**Dataset excerpt**
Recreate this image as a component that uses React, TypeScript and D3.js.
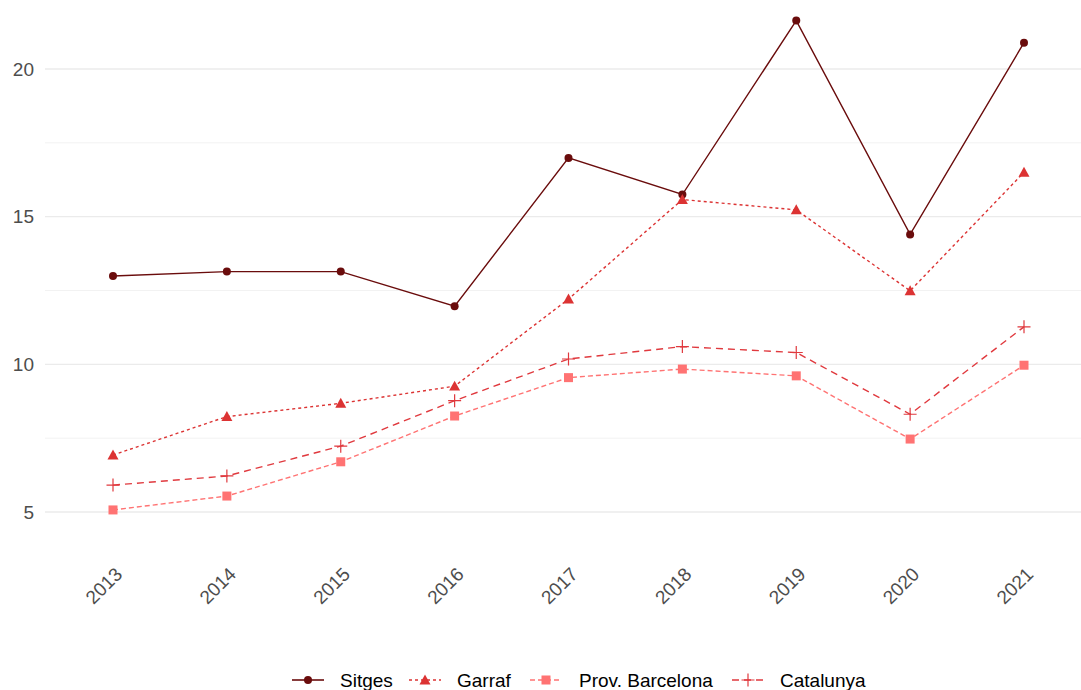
import React from "react";
import * as d3 from "d3";

const years = ["2013", "2014", "2015", "2016", "2017", "2018", "2019", "2020", "2021"];
const sitges = [12.99, 13.14, 13.14, 11.97, 16.99, 15.75, 21.64, 14.4, 20.89];
const garraf = [6.93, 8.23, 8.68, 9.26, 12.21, 15.58, 15.23, 12.49, 16.5];
const provBarcelona = [5.07, 5.54, 6.7, 8.25, 9.55, 9.84, 9.61, 7.47, 9.97];
const catalunya = [5.91, 6.22, 7.23, 8.77, 10.18, 10.6, 10.4, 8.31, 11.27];
const yTicks = [5, 10, 15, 20];
const yMinor = [7.5, 12.5, 17.5];

type Shape = "circle" | "triangle" | "square" | "cross";
const seriesList: { name: string; values: number[]; color: string; dash: string; shape: Shape }[] = [
  { name: "Sitges", values: sitges, color: "#6A0C0C", dash: "", shape: "circle" },
  { name: "Garraf", values: garraf, color: "#DC3333", dash: "3,3", shape: "triangle" },
  { name: "Prov. Barcelona", values: provBarcelona, color: "#FF7373", dash: "5,3", shape: "square" },
  { name: "Catalunya", values: catalunya, color: "#E0393E", dash: "7,5", shape: "cross" },
];

const W = 1081;
const H = 690;
const panelLeft = 45;
const panelRight = 1081;

function Marker({ shape, x, y, color }: { shape: Shape; x: number; y: number; color: string }) {
  if (shape === "circle") return <circle cx={x} cy={y} r={4} fill={color} />;
  if (shape === "triangle") {
    const s = 5.5;
    return <path d={`M${x},${y - s}L${x + s},${y + s * 0.8}L${x - s},${y + s * 0.8}Z`} fill={color} />;
  }
  if (shape === "square") return <rect x={x - 4.5} y={y - 4.5} width={9} height={9} fill={color} />;
  const a = 6.5;
  return (
    <path d={`M${x - a},${y}H${x + a}M${x},${y - a}V${y + a}`} stroke={color} strokeWidth={1.2} fill="none" />
  );
}

export default function App() {
  const x = d3.scalePoint<string>().domain(years).range([113, 1024]);
  const y = d3.scaleLinear().domain([5, 20]).range([512, 69]);
  const line = d3
    .line<number>()
    .x((_, i) => x(years[i]) as number)
    .y((v) => y(v));

  const legendItems = [
    { keyX: 292, textX: 340 },
    { keyX: 409, textX: 457 },
    { keyX: 530, textX: 579 },
    { keyX: 732, textX: 780 },
  ];
  const legendY = 680;

  return (
    <div style={{ position: "absolute", left: 0, top: 0 }}>
      <svg width={W} height={H} style={{ display: "block", background: "#fff" }} fontFamily="Liberation Sans, Arial, sans-serif">
        <rect width={W} height={H} fill="#fff" />
        {yMinor.map((t) => (
          <line key={"m" + t} x1={panelLeft} x2={panelRight} y1={y(t)} y2={y(t)} stroke="#f2f2f2" strokeWidth={1} />
        ))}
        {yTicks.map((t) => (
          <line key={"g" + t} x1={panelLeft} x2={panelRight} y1={y(t)} y2={y(t)} stroke="#ebebeb" strokeWidth={1.3} />
        ))}
        {yTicks.map((t) => (
          <text key={"t" + t} x={34} y={y(t)} dy="0.35em" textAnchor="end" fontSize={19} fill="#4d4d4d">
            {t}
          </text>
        ))}
        {years.map((yr) => (
          <text
            key={yr}
            transform={`translate(${(x(yr) as number) + 1},${566}) rotate(-45)`}
            textAnchor="end"
            dy="0.7em"
            fontSize={19}
            fill="#4d4d4d"
          >
            {yr}
          </text>
        ))}
        {seriesList.map((s) => (
          <g key={s.name}>
            <path d={line(s.values) || ""} fill="none" stroke={s.color} strokeWidth={1.4} strokeDasharray={s.dash} />
            {s.values.map((v, i) => (
              <Marker key={i} shape={s.shape} x={x(years[i]) as number} y={y(v)} color={s.color} />
            ))}
          </g>
        ))}
        {seriesList.map((s, i) => {
          const it = legendItems[i];
          return (
            <g key={"l" + s.name}>
              <line
                x1={it.keyX}
                x2={it.keyX + 32}
                y1={legendY}
                y2={legendY}
                stroke={s.color}
                strokeWidth={1.6}
                strokeDasharray={s.dash}
              />
              <Marker shape={s.shape} x={it.keyX + 16} y={legendY} color={s.color} />
              <text x={it.textX} y={legendY} dy="0.36em" fontSize={19} fill="#000">
                {s.name}
              </text>
            </g>
          );
        })}
      </svg>
    </div>
  );
}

**Short exercise**
Reproduce all of the data exactly, omitting each picture it holds.

**Written response**
Recreate this image as a component that uses React, TypeScript and D3.js.
import React from "react";
import * as d3 from "d3";

const years = ["2013", "2014", "2015", "2016", "2017", "2018", "2019", "2020", "2021"];
const sitges = [12.99, 13.14, 13.14, 11.97, 16.99, 15.75, 21.64, 14.4, 20.89];
const garraf = [6.93, 8.23, 8.68, 9.26, 12.21, 15.58, 15.23, 12.49, 16.5];
const provBarcelona = [5.07, 5.54, 6.7, 8.25, 9.55, 9.84, 9.61, 7.47, 9.97];
const catalunya = [5.91, 6.22, 7.23, 8.77, 10.18, 10.6, 10.4, 8.31, 11.27];
const yTicks = [5, 10, 15, 20];
const yMinor = [7.5, 12.5, 17.5];

type Shape = "circle" | "triangle" | "square" | "cross";
const seriesList: { name: string; values: number[]; color: string; dash: string; shape: Shape }[] = [
  { name: "Sitges", values: sitges, color: "#6A0C0C", dash: "", shape: "circle" },
  { name: "Garraf", values: garraf, color: "#DC3333", dash: "3,3", shape: "triangle" },
  { name: "Prov. Barcelona", values: provBarcelona, color: "#FF7373", dash: "5,3", shape: "square" },
  { name: "Catalunya", values: catalunya, color: "#E0393E", dash: "7,5", shape: "cross" },
];

const W = 1081;
const H = 690;
const panelLeft = 45;
const panelRight = 1081;

function Marker({ shape, x, y, color }: { shape: Shape; x: number; y: number; color: string }) {
  if (shape === "circle") return <circle cx={x} cy={y} r={4} fill={color} />;
  if (shape === "triangle") {
    const s = 5.5;
    return <path d={`M${x},${y - s}L${x + s},${y + s * 0.8}L${x - s},${y + s * 0.8}Z`} fill={color} />;
  }
  if (shape === "square") return <rect x={x - 4.5} y={y - 4.5} width={9} height={9} fill={color} />;
  const a = 6.5;
  return (
    <path d={`M${x - a},${y}H${x + a}M${x},${y - a}V${y + a}`} stroke={color} strokeWidth={1.2} fill="none" />
  );
}

export default function App() {
  const x = d3.scalePoint<string>().domain(years).range([113, 1024]);
  const y = d3.scaleLinear().domain([5, 20]).range([512, 69]);
  const line = d3
    .line<number>()
    .x((_, i) => x(years[i]) as number)
    .y((v) => y(v));

  const legendItems = [
    { keyX: 292, textX: 340 },
    { keyX: 409, textX: 457 },
    { keyX: 530, textX: 579 },
    { keyX: 732, textX: 780 },
  ];
  const legendY = 680;

  return (
    <div style={{ position: "absolute", left: 0, top: 0 }}>
      <svg width={W} height={H} style={{ display: "block", background: "#fff" }} fontFamily="Liberation Sans, Arial, sans-serif">
        <rect width={W} height={H} fill="#fff" />
        {yMinor.map((t) => (
          <line key={"m" + t} x1={panelLeft} x2={panelRight} y1={y(t)} y2={y(t)} stroke="#f2f2f2" strokeWidth={1} />
        ))}
        {yTicks.map((t) => (
          <line key={"g" + t} x1={panelLeft} x2={panelRight} y1={y(t)} y2={y(t)} stroke="#ebebeb" strokeWidth={1.3} />
        ))}
        {yTicks.map((t) => (
          <text key={"t" + t} x={34} y={y(t)} dy="0.35em" textAnchor="end" fontSize={19} fill="#4d4d4d">
            {t}
          </text>
        ))}
        {years.map((yr) => (
          <text
            key={yr}
            transform={`translate(${(x(yr) as number) + 1},${566}) rotate(-45)`}
            textAnchor="end"
            dy="0.7em"
            fontSize={19}
            fill="#4d4d4d"
          >
            {yr}
          </text>
        ))}
        {seriesList.map((s) => (
          <g key={s.name}>
            <path d={line(s.values) || ""} fill="none" stroke={s.color} strokeWidth={1.4} strokeDasharray={s.dash} />
            {s.values.map((v, i) => (
              <Marker key={i} shape={s.shape} x={x(years[i]) as number} y={y(v)} color={s.color} />
            ))}
          </g>
        ))}
        {seriesList.map((s, i) => {
          const it = legendItems[i];
          return (
            <g key={"l" + s.name}>
              <line
                x1={it.keyX}
                x2={it.keyX + 32}
                y1={legendY}
                y2={legendY}
                stroke={s.color}
                strokeWidth={1.6}
                strokeDasharray={s.dash}
              />
              <Marker shape={s.shape} x={it.keyX + 16} y={legendY} color={s.color} />
              <text x={it.textX} y={legendY} dy="0.36em" fontSize={19} fill="#000">
                {s.name}
              </text>
            </g>
          );
        })}
      </svg>
    </div>
  );
}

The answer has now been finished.